One Answer

  1. All parts are important (there are 4 of them, but the fourth is formally unfinished). In my opinion, the climax is reached in the third part, where the characters make a choice.

    The book is closely connected with Sartre's philosophy – it is a continuation of the development of the philosophy of existentialism. In the book, the characters find themselves in a series of borderline situations, in which, according to Sartre, in the process of choosing, they find freedom. It is enough to recall the episode when Mathieu (in which some features of the author are guessed) decides to fight in a deliberately hopeless situation, but it is there that he is truly free.

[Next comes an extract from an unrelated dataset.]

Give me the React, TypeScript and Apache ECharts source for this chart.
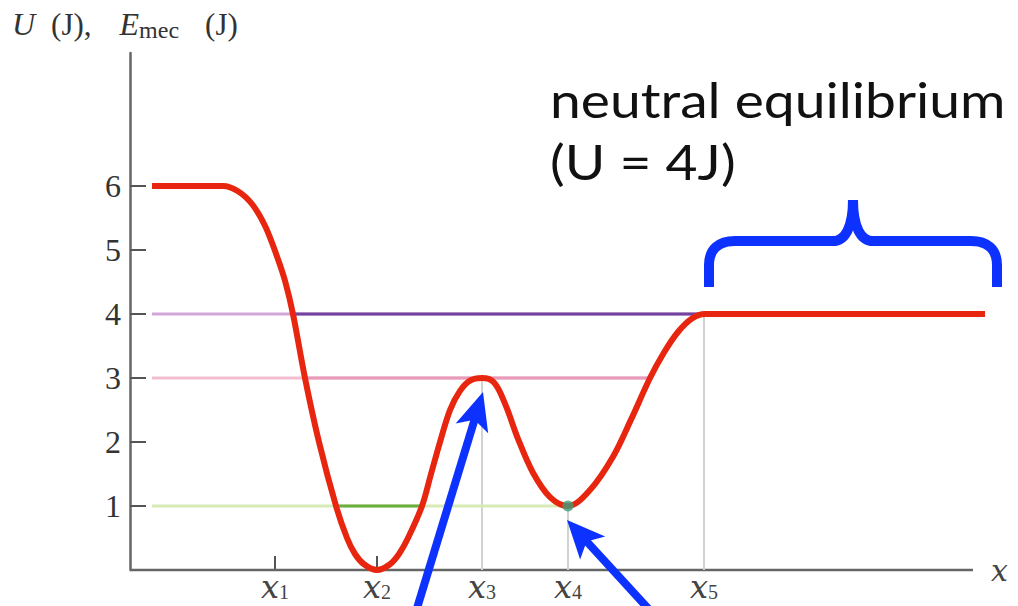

    But at the same time, this book, in my opinion, represents a step from existentialism to Marxism. Sartre in this book actually comes to the Hegelian and then Marxist conclusion that freedom is a known necessity. That the point is not only in the act of choosing, but in what kind of choice a person makes, whether it corresponds to objective reality. Sartre did not come to these thoughts immediately, but his path to them is well known in his philosophical plays from the simplest and most purely existentialist (“Flies”, “Behind closed doors”) to much more complex ones (“The Devil and the Lord God” and “The Recluses of Altona”).

    In his manifesto “Existentialism is Humanism,” Sartre wrote about his novel:

    “One of the main reproaches to my book “Roads of Freedom” is formulated as follows: how can you make heroes of such flabby people? This objection is not serious, it assumes that people are born heroes. In fact, this is exactly what people would like to think: if you were born a coward, you can be completely calm — you can't change anything and you will remain a coward for the rest of your life, no matter what you do. If you were born a hero, you can also be completely calm — you will remain a hero all your life, you will drink like a hero, eat like a hero. The existentialist says: the coward makes himself a coward, and the hero makes himself a hero. It is always possible for a coward to stop being a coward, and for a hero to stop being a hero. But it's only total determination that counts, not individual cases or individual actions — they don't capture us completely.”

    It seems to me that this fragment speaks well of what Sartre wanted to convey in “Roads of Freedom”.